**Task directions:**
Give an exact copy of every line, leaving images out.

== Dataset extract ==

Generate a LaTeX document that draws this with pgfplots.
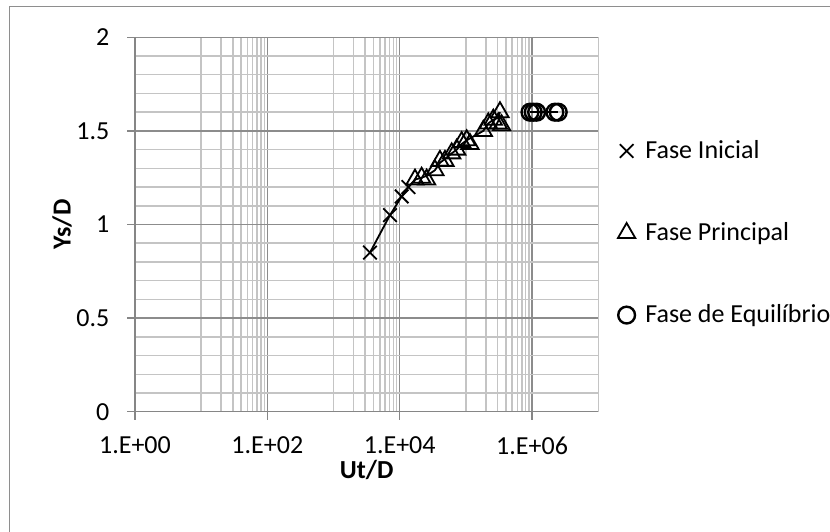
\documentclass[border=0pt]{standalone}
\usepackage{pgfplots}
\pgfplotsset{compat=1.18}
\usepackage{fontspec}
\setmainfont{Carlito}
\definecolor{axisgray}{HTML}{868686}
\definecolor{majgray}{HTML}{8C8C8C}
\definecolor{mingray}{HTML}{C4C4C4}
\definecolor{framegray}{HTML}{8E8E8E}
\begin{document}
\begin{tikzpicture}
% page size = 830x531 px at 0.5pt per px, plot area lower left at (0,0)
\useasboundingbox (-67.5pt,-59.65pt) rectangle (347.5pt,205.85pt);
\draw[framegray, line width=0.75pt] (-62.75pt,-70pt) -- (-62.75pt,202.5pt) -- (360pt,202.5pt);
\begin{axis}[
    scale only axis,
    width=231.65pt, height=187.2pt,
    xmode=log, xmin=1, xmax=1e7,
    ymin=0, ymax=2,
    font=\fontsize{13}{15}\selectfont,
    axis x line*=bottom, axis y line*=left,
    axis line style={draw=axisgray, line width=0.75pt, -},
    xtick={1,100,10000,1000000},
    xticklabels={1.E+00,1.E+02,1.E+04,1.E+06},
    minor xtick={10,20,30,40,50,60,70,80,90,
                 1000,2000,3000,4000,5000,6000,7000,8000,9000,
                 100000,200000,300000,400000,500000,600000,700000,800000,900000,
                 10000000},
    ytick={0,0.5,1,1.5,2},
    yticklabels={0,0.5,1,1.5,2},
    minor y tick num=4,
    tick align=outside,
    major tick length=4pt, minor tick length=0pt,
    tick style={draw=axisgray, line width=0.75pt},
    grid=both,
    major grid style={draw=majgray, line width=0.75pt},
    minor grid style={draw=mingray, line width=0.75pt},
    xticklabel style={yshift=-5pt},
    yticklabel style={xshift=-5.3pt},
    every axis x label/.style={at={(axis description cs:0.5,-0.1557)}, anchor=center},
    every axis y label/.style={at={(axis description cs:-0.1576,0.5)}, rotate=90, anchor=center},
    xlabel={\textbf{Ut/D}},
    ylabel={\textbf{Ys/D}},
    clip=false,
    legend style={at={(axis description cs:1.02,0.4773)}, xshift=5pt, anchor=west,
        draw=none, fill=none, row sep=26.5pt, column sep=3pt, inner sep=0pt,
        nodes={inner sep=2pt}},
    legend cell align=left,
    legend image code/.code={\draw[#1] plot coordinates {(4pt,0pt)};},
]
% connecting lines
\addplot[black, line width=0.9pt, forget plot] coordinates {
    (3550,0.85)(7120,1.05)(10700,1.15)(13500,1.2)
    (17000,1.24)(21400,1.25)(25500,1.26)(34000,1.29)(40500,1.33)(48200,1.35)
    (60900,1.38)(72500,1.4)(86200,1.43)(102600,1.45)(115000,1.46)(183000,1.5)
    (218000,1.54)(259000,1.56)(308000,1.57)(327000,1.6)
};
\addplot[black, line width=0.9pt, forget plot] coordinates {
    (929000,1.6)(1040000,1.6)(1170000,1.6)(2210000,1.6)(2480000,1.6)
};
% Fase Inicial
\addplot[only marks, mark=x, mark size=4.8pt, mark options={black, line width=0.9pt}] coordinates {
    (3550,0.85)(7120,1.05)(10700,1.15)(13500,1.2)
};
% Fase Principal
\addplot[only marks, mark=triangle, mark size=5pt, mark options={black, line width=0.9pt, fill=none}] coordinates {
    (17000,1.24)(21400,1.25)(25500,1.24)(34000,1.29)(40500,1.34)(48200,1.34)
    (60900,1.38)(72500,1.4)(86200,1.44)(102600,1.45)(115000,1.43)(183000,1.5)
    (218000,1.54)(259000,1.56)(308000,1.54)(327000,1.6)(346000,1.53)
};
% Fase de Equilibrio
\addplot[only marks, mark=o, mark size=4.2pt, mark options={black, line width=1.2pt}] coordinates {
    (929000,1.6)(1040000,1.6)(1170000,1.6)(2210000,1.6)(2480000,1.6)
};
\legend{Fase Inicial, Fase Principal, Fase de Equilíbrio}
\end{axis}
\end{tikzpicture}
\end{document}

===

**Task solution:**
Generate a LaTeX document that draws this with pgfplots.
\documentclass[border=0pt]{standalone}
\usepackage{pgfplots}
\pgfplotsset{compat=1.18}
\usepackage{fontspec}
\setmainfont{Carlito}
\definecolor{axisgray}{HTML}{868686}
\definecolor{majgray}{HTML}{8C8C8C}
\definecolor{mingray}{HTML}{C4C4C4}
\definecolor{framegray}{HTML}{8E8E8E}
\begin{document}
\begin{tikzpicture}
% page size = 830x531 px at 0.5pt per px, plot area lower left at (0,0)
\useasboundingbox (-67.5pt,-59.65pt) rectangle (347.5pt,205.85pt);
\draw[framegray, line width=0.75pt] (-62.75pt,-70pt) -- (-62.75pt,202.5pt) -- (360pt,202.5pt);
\begin{axis}[
    scale only axis,
    width=231.65pt, height=187.2pt,
    xmode=log, xmin=1, xmax=1e7,
    ymin=0, ymax=2,
    font=\fontsize{13}{15}\selectfont,
    axis x line*=bottom, axis y line*=left,
    axis line style={draw=axisgray, line width=0.75pt, -},
    xtick={1,100,10000,1000000},
    xticklabels={1.E+00,1.E+02,1.E+04,1.E+06},
    minor xtick={10,20,30,40,50,60,70,80,90,
                 1000,2000,3000,4000,5000,6000,7000,8000,9000,
                 100000,200000,300000,400000,500000,600000,700000,800000,900000,
                 10000000},
    ytick={0,0.5,1,1.5,2},
    yticklabels={0,0.5,1,1.5,2},
    minor y tick num=4,
    tick align=outside,
    major tick length=4pt, minor tick length=0pt,
    tick style={draw=axisgray, line width=0.75pt},
    grid=both,
    major grid style={draw=majgray, line width=0.75pt},
    minor grid style={draw=mingray, line width=0.75pt},
    xticklabel style={yshift=-5pt},
    yticklabel style={xshift=-5.3pt},
    every axis x label/.style={at={(axis description cs:0.5,-0.1557)}, anchor=center},
    every axis y label/.style={at={(axis description cs:-0.1576,0.5)}, rotate=90, anchor=center},
    xlabel={\textbf{Ut/D}},
    ylabel={\textbf{Ys/D}},
    clip=false,
    legend style={at={(axis description cs:1.02,0.4773)}, xshift=5pt, anchor=west,
        draw=none, fill=none, row sep=26.5pt, column sep=3pt, inner sep=0pt,
        nodes={inner sep=2pt}},
    legend cell align=left,
    legend image code/.code={\draw[#1] plot coordinates {(4pt,0pt)};},
]
% connecting lines
\addplot[black, line width=0.9pt, forget plot] coordinates {
    (3550,0.85)(7120,1.05)(10700,1.15)(13500,1.2)
    (17000,1.24)(21400,1.25)(25500,1.26)(34000,1.29)(40500,1.33)(48200,1.35)
    (60900,1.38)(72500,1.4)(86200,1.43)(102600,1.45)(115000,1.46)(183000,1.5)
    (218000,1.54)(259000,1.56)(308000,1.57)(327000,1.6)
};
\addplot[black, line width=0.9pt, forget plot] coordinates {
    (929000,1.6)(1040000,1.6)(1170000,1.6)(2210000,1.6)(2480000,1.6)
};
% Fase Inicial
\addplot[only marks, mark=x, mark size=4.8pt, mark options={black, line width=0.9pt}] coordinates {
    (3550,0.85)(7120,1.05)(10700,1.15)(13500,1.2)
};
% Fase Principal
\addplot[only marks, mark=triangle, mark size=5pt, mark options={black, line width=0.9pt, fill=none}] coordinates {
    (17000,1.24)(21400,1.25)(25500,1.24)(34000,1.29)(40500,1.34)(48200,1.34)
    (60900,1.38)(72500,1.4)(86200,1.44)(102600,1.45)(115000,1.43)(183000,1.5)
    (218000,1.54)(259000,1.56)(308000,1.54)(327000,1.6)(346000,1.53)
};
% Fase de Equilibrio
\addplot[only marks, mark=o, mark size=4.2pt, mark options={black, line width=1.2pt}] coordinates {
    (929000,1.6)(1040000,1.6)(1170000,1.6)(2210000,1.6)(2480000,1.6)
};
\legend{Fase Inicial, Fase Principal, Fase de Equilíbrio}
\end{axis}
\end{tikzpicture}
\end{document}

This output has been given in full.